La première session a eu lieu le week-end du 15 septembre 2012. La deuxième suivra, deux mois plus tard (si vous avez suivi il s’agit du week-end prochain, nous leur souhaitons bon courage dans cette dernière ligne droite). La communication concernant le jeu est simple, mais fonctionne bien, puisque les deux sessions se remplissent rapidement, malgré un prix assez élevé. Les joueurs reçoivent à l’avance un carnet parfaitement maquetté et résumant l’essentiel de ce qu’un habitant d’Arkham doit connaître. Les différents quartiers sont présentés ainsi que les notables et les principaux commerçants. Oui, car le jeu a pour ambition de confronter une vraie ville à l’horreur et au fantastique. Et pour organiser une vraie ville, les joueurs incarneront toutes sortes d’habitants, du maire à l’épicière. Exit donc, les habituels archétypes d’investigateur de l’appel de Cthulhu, le jeu de rôle. Il y en aura, mais ils ne représenteront pas la majorité des personnages.
Dans l’ensemble, j’ai passé un excellent GN. J’ai eu la chance de faire partie de la police de la ville. Nous avons pris sur nous d’organiser une vie de commissariat. Nous prenions les plaintes, faisions des rondes, mettions des contraventions, etc. Un jeu quasiment autonome, riche et bien réglé dont nous avions discuté en amont entre joueurs. Je pense d’ailleurs que la gestion de cette petite institution qu’était le commissariat fera l’objet d’un autre article. Après cette première session, les retours positifs ne manquent pas, et je vous conseille l’article publié sur GN&Jeux : http://www.gnetjeux.fr/?p=3552. Toutefois, je pense que cette première session a un peu essuyé les plâtres. J’imagine qu’on ne fait pas l’ultime GN années 20 du premier coup et que la seconde session connaîtra de nombreuses améliorations.
Les organisateurs avaient prévu sur ce jeu beaucoup d’objets et d’éléments importants pour le scénario, ainsi qu’une gestion ambitieuse des événementiels. D’ordinaire, Mondes Parallèles nous avait habitué à l’utilisation de papiers, collés sur la majorité des objets en jeu, et expliquant comment les utiliser. Un système que j’avais toujours trouvé formidable. Il suffisait à l’archéologue de se pencher sur la momie pour lire l’inscription, si sa compétence le permettait. Sans doute par manque de temps, ce jeu faisait exception à la règle, et cela s’en est malheureusement ressenti sur la fluidité de l’ensemble. Les joueurs se sont régulièrement retrouvés à solliciter les organisateurs débordés. Ces derniers devaient donc courir entre le PC orga, les PNJs en attente d’instructions et leurs joueurs. La recette magique pour obtenir un organisateur épuisé. Je sais que la réflexion est en cours à l’heure où j’écris ces lignes pour simplifier l’accès des joueurs aux différentes informations dont ils auraient besoin, pour que les médecins soient plus autonomes, qu’aucun PNJ ne soit nécessaire à la consultation d’un simple livre de bibliothèque ou à l’utilisation des règles de TOC, à mon avis à réviser.

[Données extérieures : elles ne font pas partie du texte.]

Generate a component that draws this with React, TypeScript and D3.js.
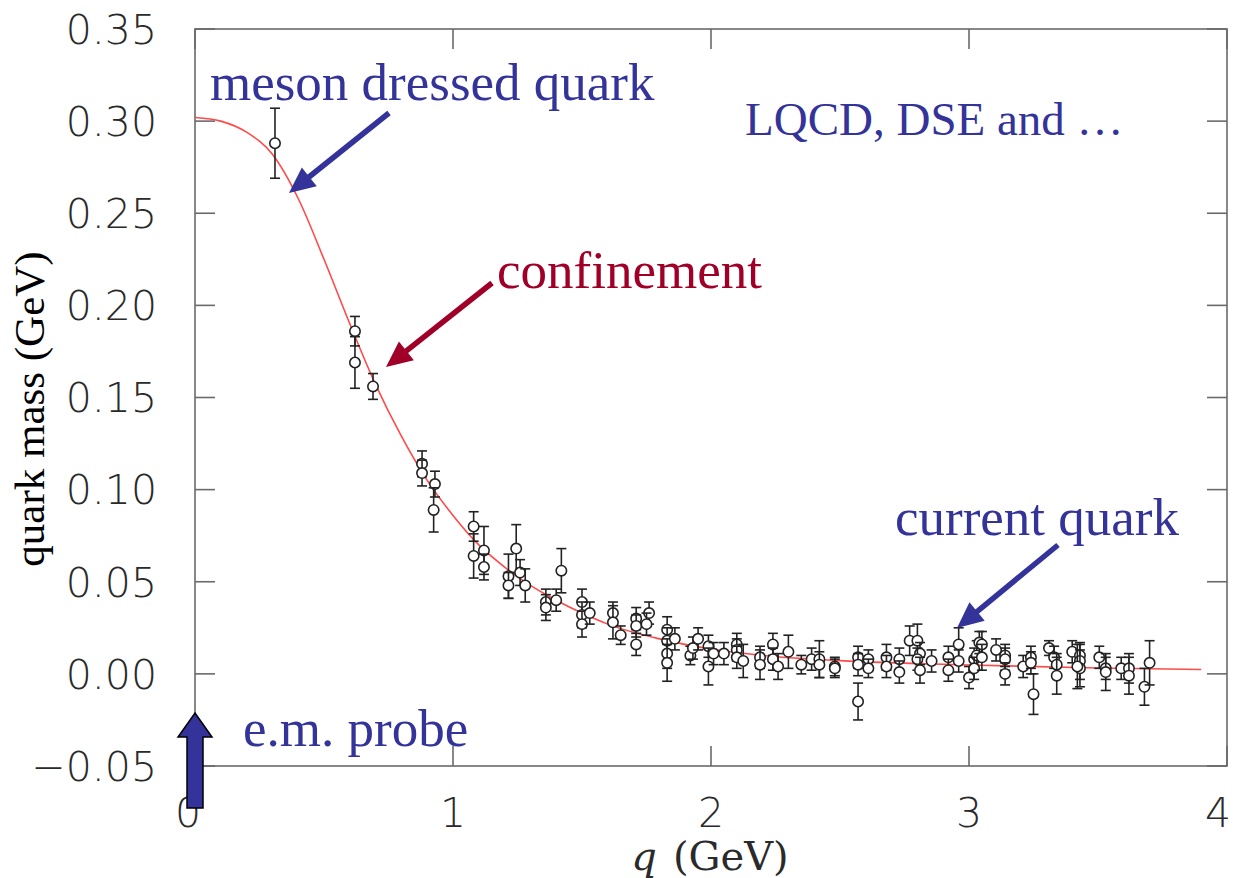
import React from 'react'
import * as d3 from 'd3'

// tick values
const xTicks = [0, 1, 2, 3, 4]
const yTicks = [-0.05, 0, 0.05, 0.1, 0.15, 0.2, 0.25, 0.3, 0.35]
const yTickLabels = ['\u22120.05', '0.00', '0.05', '0.10', '0.15', '0.20', '0.25', '0.30', '0.35']

// fitted mass function
const curveQ = [0, 0.1, 0.2, 0.3, 0.4, 0.5, 0.6, 0.7, 0.8, 0.9, 1.0, 1.1, 1.2, 1.3, 1.4, 1.5, 1.6, 1.8, 2.0, 2.2, 2.5, 3.0, 3.5, 3.9]
const curveMass = [0.302, 0.3, 0.294, 0.282, 0.258, 0.225, 0.19, 0.157, 0.129, 0.105, 0.086, 0.07, 0.058, 0.048, 0.04, 0.033, 0.027, 0.019, 0.0135, 0.01, 0.0072, 0.0048, 0.0032, 0.0024]

// lattice points: momentum, mass, half error
const pointQ = [
  0.31, 0.62, 0.62, 0.69, 0.88, 0.88, 0.93, 0.925, 1.08, 1.08,
  1.12, 1.12, 1.215, 1.215, 1.245, 1.26, 1.28, 1.36, 1.36, 1.40,
  1.42, 1.50, 1.50, 1.50, 1.53, 1.62, 1.62, 1.65, 1.71, 1.71,
  1.71, 1.76, 1.75, 1.83, 1.83, 1.83, 1.83, 1.86, 1.92, 1.93,
  1.95, 1.99, 1.99, 2.01, 2.05, 2.10, 2.10, 2.10, 2.125, 2.19,
  2.19, 2.24, 2.24, 2.26, 2.30, 2.35, 2.39, 2.42, 2.42, 2.48,
  2.48, 2.57, 2.57, 2.57, 2.61, 2.61, 2.68, 2.68, 2.73, 2.73,
  2.77, 2.80, 2.81, 2.80, 2.81, 2.855, 2.92, 2.92, 2.96, 2.96,
  3.00, 3.02, 3.03, 3.04, 3.02, 3.05, 3.05, 3.105, 3.14, 3.14,
  3.14, 3.21, 3.24, 3.24, 3.25, 3.31, 3.33, 3.34, 3.34, 3.40,
  3.43, 3.43, 3.43, 3.42, 3.505, 3.53, 3.53, 3.59, 3.62, 3.62,
  3.68, 3.70,
]
const pointMass = [
  0.288, 0.186, 0.169, 0.156, 0.114, 0.109, 0.103, 0.089, 0.080, 0.064,
  0.067, 0.058, 0.053, 0.048, 0.068, 0.055, 0.048, 0.039, 0.036, 0.040,
  0.056, 0.039, 0.032, 0.027, 0.033, 0.033, 0.028, 0.021, 0.030, 0.026,
  0.016, 0.033, 0.027, 0.024, 0.018, 0.011, 0.006, 0.019, 0.010, 0.014,
  0.019, 0.015, 0.004, 0.011, 0.011, 0.016, 0.013, 0.009, 0.007, 0.009,
  0.005, 0.016, 0.008, 0.004, 0.012, 0.005, 0.008, 0.008, 0.005, 0.004,
  0.003, 0.009, 0.005, -0.015, 0.008, 0.003, 0.009, 0.004, 0.008, 0.001,
  0.018, 0.018, 0.011, 0.008, 0.002, 0.007, 0.009, 0.002, 0.016, 0.007,
  -0.002, 0.008, 0.010, 0.017, 0.003, 0.016, 0.009, 0.013, 0.010, 0.008,
  0.000, 0.004, 0.009, 0.006, -0.011, 0.014, 0.009, 0.005, -0.001, 0.012,
  0.010, 0.007, 0.003, 0.004, 0.009, 0.003, 0.001, 0.003, 0.003, -0.001,
  -0.007, 0.006,
]
const pointErr = [
  0.019, 0.008, 0.014, 0.007, 0.007, 0.007, 0.007, 0.012, 0.008, 0.012,
  0.013, 0.007, 0.012, 0.007, 0.013, 0.007, 0.009, 0.007, 0.007, 0.006,
  0.012, 0.007, 0.007, 0.007, 0.006, 0.006, 0.009, 0.005, 0.006, 0.006,
  0.006, 0.006, 0.006, 0.007, 0.007, 0.008, 0.010, 0.006, 0.005, 0.006,
  0.006, 0.006, 0.010, 0.006, 0.006, 0.006, 0.006, 0.006, 0.009, 0.006,
  0.008, 0.006, 0.006, 0.007, 0.009, 0.005, 0.006, 0.010, 0.007, 0.005,
  0.005, 0.006, 0.006, 0.010, 0.005, 0.005, 0.007, 0.006, 0.006, 0.006,
  0.008, 0.009, 0.006, 0.006, 0.007, 0.006, 0.006, 0.006, 0.009, 0.006,
  0.006, 0.006, 0.008, 0.006, 0.006, 0.007, 0.007, 0.006, 0.006, 0.006,
  0.006, 0.006, 0.006, 0.006, 0.011, 0.004, 0.006, 0.006, 0.010, 0.006,
  0.006, 0.010, 0.010, 0.012, 0.006, 0.006, 0.010, 0.006, 0.008, 0.010,
  0.010, 0.012,
]

const W = 1236
const H = 878
const left = 195, right = 1227, top = 29, bottom = 766
const blue = '#333399'
const crimson = '#a00028'
const tickFont = '"DejaVu Sans", sans-serif'
const serif = '"Liberation Serif", "Times New Roman", serif'

const x = d3.scaleLinear().domain([0, 4]).range([left, right])
const y = d3.scaleLinear().domain([-0.05, 0.35]).range([bottom, top])

// simple line arrow: shaft + filled triangular head at (x2,y2)
function Arrow({ x1, y1, x2, y2, color }) {
  const ang = Math.atan2(y2 - y1, x2 - x1)
  const hl = 26, hw = 12
  const bx = x2 - hl * Math.cos(ang), by = y2 - hl * Math.sin(ang)
  const px = -Math.sin(ang) * hw, py = Math.cos(ang) * hw
  return (
    <g>
      <line x1={x1} y1={y1} x2={bx + 4 * Math.cos(ang)} y2={by + 4 * Math.sin(ang)} stroke={color} strokeWidth={5.5} />
      <path d={`M${x2},${y2}L${bx + px},${by + py}L${bx - px},${by - py}Z`} fill={color} />
    </g>
  )
}

export default function App() {
  const curve = d3.line<number>()
    .x((d, i) => x(curveQ[i]))
    .y((d) => y(d))
    .curve(d3.curveMonotoneX)(curveMass)

  const frame = '#6a6a6a'
  const tickLen = 20
  // nudge the outer x labels so they stay inside the page
  const xLabelPos = (t: number) => (t === 0 ? x(t) - 7 : t === 4 ? x(t) - 9 : x(t))

  return (
    <svg width={W} height={H} style={{ position: 'absolute', left: 0, top: 0, background: '#fff' }}>
      {/* y label */}
      <text transform={`translate(44,${(253 + 565) / 2}) rotate(-90)`} textAnchor="middle"
        fontFamily={serif} fontSize={43} fill="#000">quark mass (GeV)</text>

      {/* tick labels */}
      {yTicks.map((t, i) => (
        <text key={'yl' + i} x={157} y={y(t)} dy="0.36em" textAnchor="end"
          fontFamily={tickFont} fontWeight={200} fontSize={41} fill="#2a2a2a">{yTickLabels[i]}</text>
      ))}
      {xTicks.map((t) => (
        <text key={'xl' + t} x={xLabelPos(t)} y={827} textAnchor="middle"
          fontFamily={tickFont} fontWeight={200} fontSize={41} fill="#2a2a2a">{t}</text>
      ))}
      <text x={710} y={870} textAnchor="middle" fontFamily='"DejaVu Serif", serif' fontWeight={200} fontSize={40} fill="#2a2a2a">
        <tspan fontStyle="italic">q</tspan>
        <tspan dx={16}>(GeV)</tspan>
      </text>

      {/* frame and ticks */}
      <rect x={left} y={top} width={right - left} height={bottom - top} fill="none" stroke={frame} strokeWidth={1.6} />
      {yTicks.map((t) => (
        <g key={'yt' + t} stroke={frame} strokeWidth={1.6}>
          <line x1={left} x2={left + tickLen} y1={y(t)} y2={y(t)} />
          <line x1={right} x2={right - tickLen} y1={y(t)} y2={y(t)} />
        </g>
      ))}
      {xTicks.map((t) => (
        <g key={'xt' + t} stroke={frame} strokeWidth={1.6}>
          <line x1={x(t)} x2={x(t)} y1={bottom} y2={bottom - tickLen} />
          <line x1={x(t)} x2={x(t)} y1={top} y2={top + tickLen} />
        </g>
      ))}

      {/* fit curve */}
      <path d={curve || ''} fill="none" stroke="#ff4a4a" strokeWidth={1.6} />

      {/* data points with error bars */}
      <g stroke="#222" strokeWidth={1.6} fill="none">
        {pointQ.map((q, i) => {
          const cx = x(q), cy = y(pointMass[i])
          const yHi = y(pointMass[i] + pointErr[i]), yLo = y(pointMass[i] - pointErr[i])
          return (
            <g key={'p' + i}>
              <line x1={cx} x2={cx} y1={yHi} y2={cy - 5} />
              <line x1={cx} x2={cx} y1={cy + 5} y2={yLo} />
              <line x1={cx - 5} x2={cx + 5} y1={yHi} y2={yHi} />
              <line x1={cx - 5} x2={cx + 5} y1={yLo} y2={yLo} />
              <circle cx={cx} cy={cy} r={5.2} fill="#fff" />
            </g>
          )
        })}
      </g>

      {/* annotations */}
      <text x={210} y={100} fontFamily={serif} fontSize={53} fill={blue}>meson dressed quark</text>
      <Arrow x1={389} y1={113} x2={289} y2={193} color={blue} />

      <text x={745} y={135} fontFamily={serif} fontSize={47} fill={blue}>LQCD, DSE and …</text>

      <text x={497} y={288} fontFamily={serif} fontSize={53} fill={crimson}>confinement</text>
      <Arrow x1={492} y1={283} x2={386} y2={367} color={crimson} />

      <text x={895} y={535} fontFamily={serif} fontSize={53} fill={blue}>current quark</text>
      <Arrow x1={1058} y1={545} x2={957} y2={628} color={blue} />

      <text x={243} y={746} fontFamily={serif} fontSize={53} fill={blue}>e.m. probe</text>
      <path d="M195,713 L212,737 L203,737 L203,808 L187,808 L187,737 L178,737 Z"
        fill={blue} stroke="#000" strokeWidth={1.5} strokeLinejoin="miter" />
    </svg>
  )
}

Surprise pour un GN Mondes Parallèles, habituellement abonné à des personnages courts, les fiches de personnages font plus de quinze pages. L’ambition est donc annoncée de détailler précisément la vie des habitants d’Arkham, avec une scénarisation individuelle conséquente. Un pari risqué lorsque l’on sait qu’il n’y a que quatre organisateurs ayant travaillé un an et demi seulement, et ce malgré l’annonce d’une méthodologie carrée. Je crois que la majorité des joueurs a reçu sa fiche relue et corrigée à temps, mais on regrettera vraiment que certains backgrounds aient été livrés si tard et encore en chantier, on sent que le temps a manqué pour tout terminer avant la date du jeu. Il s’agit là du point critique qui fera de la seconde édition un succès ou non. La réparation des bugs et une relecture minutieuse de l’ensemble sont nécessaires, mais heureusement déjà en cours.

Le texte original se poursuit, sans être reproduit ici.